CIC: Semester 2, Week 1, Evaluation and Assessing Computational Thinking
Your portfolio for the second semester of this course will include an evaluation of how successful your educational materials are. This could be in terms of learners’ engagement, learning gains or some other relevant area. You could use a standardised survey, or assessment technique or design your own. We will discuss this further in class this week. It’s a good idea to make your plans for this now, particularly if you have a school visit coming up when you could collect data.
In the past 10 years, various standardised tests have been developed to help researchers evaluate whether interventions in CS Education are effective. This week we’ll look at the Computational Thinking Test (CTT), and in a future week we will look at ways to assess programming.

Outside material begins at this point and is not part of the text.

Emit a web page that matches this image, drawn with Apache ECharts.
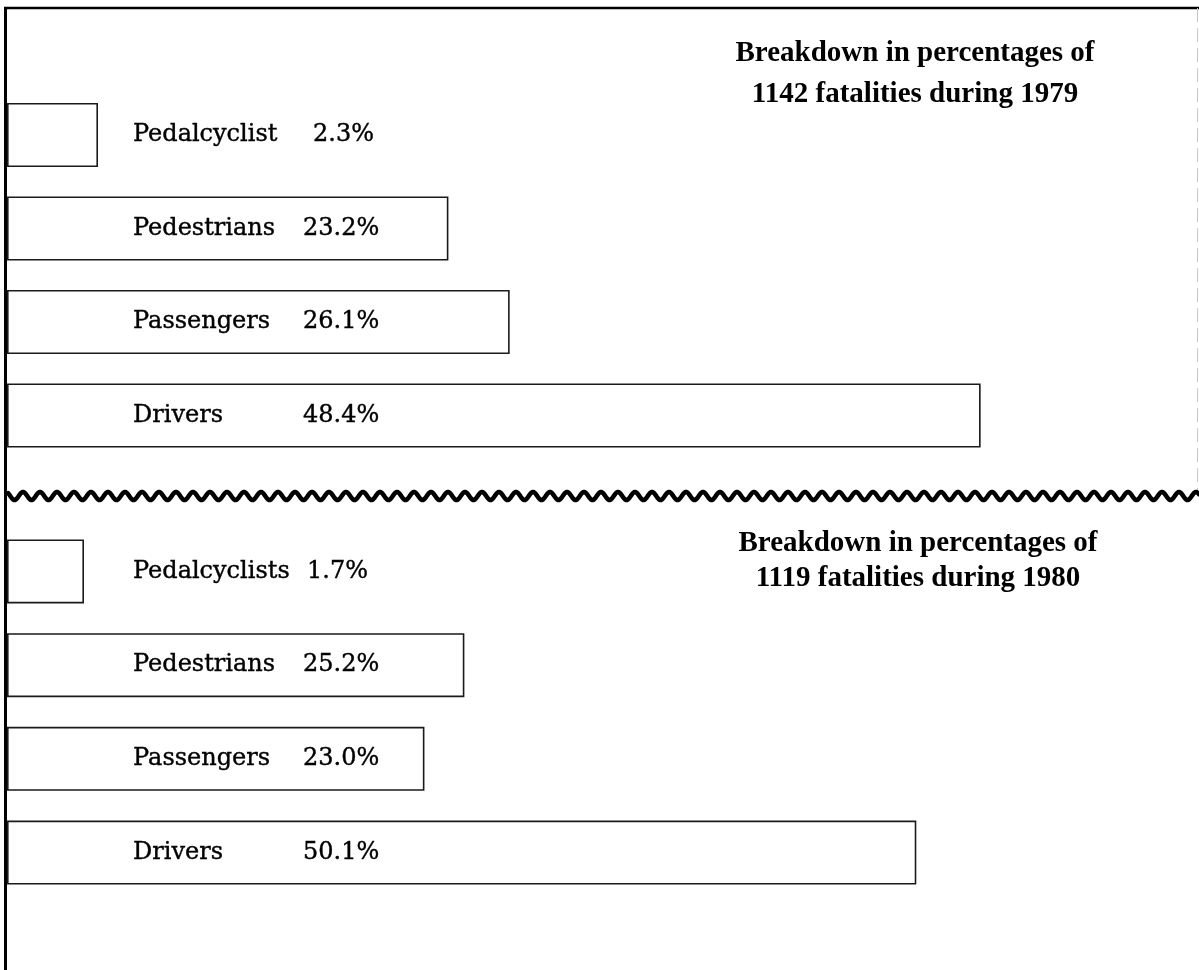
<!DOCTYPE html>
<html>
<head>
<meta charset="utf-8">
<script src="https://cdn.jsdelivr.net/npm/echarts@6/dist/echarts.min.js"></script>
<style>
  html, body { margin: 0; padding: 0; background: #fff; }
  #chart { width: 1199px; height: 970px; }
</style>
</head>
<body>
<div id="chart"></div>
<script>
// ---- data ----
const categories1979 = ['Pedalcyclist', 'Pedestrians', 'Passengers', 'Drivers'];
const percent1979 = [2.3, 23.2, 26.1, 48.4];
const categories1980 = ['Pedalcyclists', 'Pedestrians', 'Passengers', 'Drivers'];
const percent1980 = [1.7, 25.2, 23.0, 50.1];
const title1979 = ['Breakdown in percentages of', '1142 fatalities during 1979'];
const title1980 = ['Breakdown in percentages of', '1119 fatalities during 1980'];

// ---- styling ----
const LABEL_FONT = '"DejaVu Serif", "Liberation Serif", serif';
const TITLE_FONT = '"Liberation Serif", "DejaVu Serif", serif';

function makeLabel(cats, firstWidth) {
  const base = { fontFamily: LABEL_FONT, fontSize: 24, color: '#000', textBorderColor: '#000', textBorderWidth: 0.4 };
  return {
    show: true,
    position: [126, '50%'],
    align: 'left',
    verticalAlign: 'middle',
    formatter: p => {
      const key = p.dataIndex === 0 ? 'w' : 'n';
      return '{' + key + '|' + cats[p.dataIndex] + '}{v|' + p.value.toFixed(1) + '%}';
    },
    rich: {
      n: Object.assign({ width: 170 }, base),
      w: Object.assign({ width: firstWidth }, base),
      v: Object.assign({}, base)
    }
  };
}

function barSeries(idx, values, cats, minLen, firstWidth) {
  return {
    type: 'bar',
    xAxisIndex: idx,
    yAxisIndex: idx,
    data: values,
    barWidth: 64,
    barMinHeight: minLen,
    itemStyle: { color: '#fff', borderColor: '#1a1a1a', borderWidth: 1.6 },
    label: makeLabel(cats, firstWidth),
    emphasis: { disabled: true },
    silent: true
  };
}

// wavy separator (decoration)
function wavePoints(x0, x1, yc, amp, wl, crestX) {
  const pts = [];
  for (let x = x0; x <= x1; x += 1) {
    pts.push([x, yc - amp * Math.cos(2 * Math.PI * (x - crestX) / wl)]);
  }
  return pts;
}

function titleText(x, y, text) {
  return {
    type: 'text', x: x, y: y, silent: true,
    style: {
      text: text, fill: '#000',
      font: 'bold 29px ' + TITLE_FONT,
      textAlign: 'center', textVerticalAlign: 'middle'
    }
  };
}

const chart = echarts.init(document.getElementById('chart'), null, { renderer: 'canvas' });
chart.setOption({
  animation: false,
  backgroundColor: '#fff',
  grid: [
    { left: 7, top: 88.25, width: 1176.4, height: 374 },
    { left: 7, top: 524.6, width: 1089, height: 374.8 }
  ],
  xAxis: [
    { type: 'value', gridIndex: 0, min: 2.3, max: 58, startValue: 2.3, show: false },
    { type: 'value', gridIndex: 1, min: 0, max: 60, show: false }
  ],
  yAxis: [
    { type: 'category', gridIndex: 0, data: categories1979, inverse: true, show: false },
    { type: 'category', gridIndex: 1, data: categories1980, inverse: true, show: false }
  ],
  series: [
    barSeries(0, percent1979, categories1979, 91, 180),
    barSeries(1, percent1980, categories1980, 77, 174)
  ],
  graphic: [
    { type: 'line', silent: true, shape: { x1: 5.5, y1: 7, x2: 5.5, y2: 970 }, style: { stroke: '#000', lineWidth: 3 } },
    { type: 'line', silent: true, shape: { x1: 4, y1: 8, x2: 1199, y2: 8 }, style: { stroke: '#000', lineWidth: 2.5 } },
    { type: 'line', silent: true, shape: { x1: 1197.5, y1: 8, x2: 1197.5, y2: 490 }, style: { stroke: '#c8c8c8', lineWidth: 1, lineDash: [14, 6] } },
    { type: 'polyline', silent: true, shape: { points: wavePoints(8, 1199, 496, 4, 17, 23) }, style: { stroke: '#000', lineWidth: 4.5, fill: null, lineJoin: 'round', lineCap: 'round' } },
    titleText(915, 54, title1979[0]),
    titleText(915, 95, title1979[1]),
    titleText(918, 544, title1980[0]),
    titleText(918, 579, title1980[1])
  ]
});
</script>
</body>
</html>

- Take the computational thinking test. You can find the answers here. It’s OK, you need never reveal your score…
- Curious about why the test was designed this way? Read the computational thinking assessment paper (You can get it for free if you are signed in to the UoE library). Don’t worry about the technical details of item response theory – you just need a broad understanding of how the test was developed. Focus on sections 1 and 4.
- Write a post to the EdStem discussion board about whether you think CTT is a suitable test. Your post should answer these questions:
- Does it measure what it intends to? How do you know?
- Could this assessment be used to help children learn? Or is it a way to measure their aptitude?
- Do you think the assessment can distinguish between poor and good performances?
- Under what circumstances would you advise teachers (or your classmates!) to use this?
- Will this be useful for your own portfolio (Report 2) which requires some evaluation of your materials?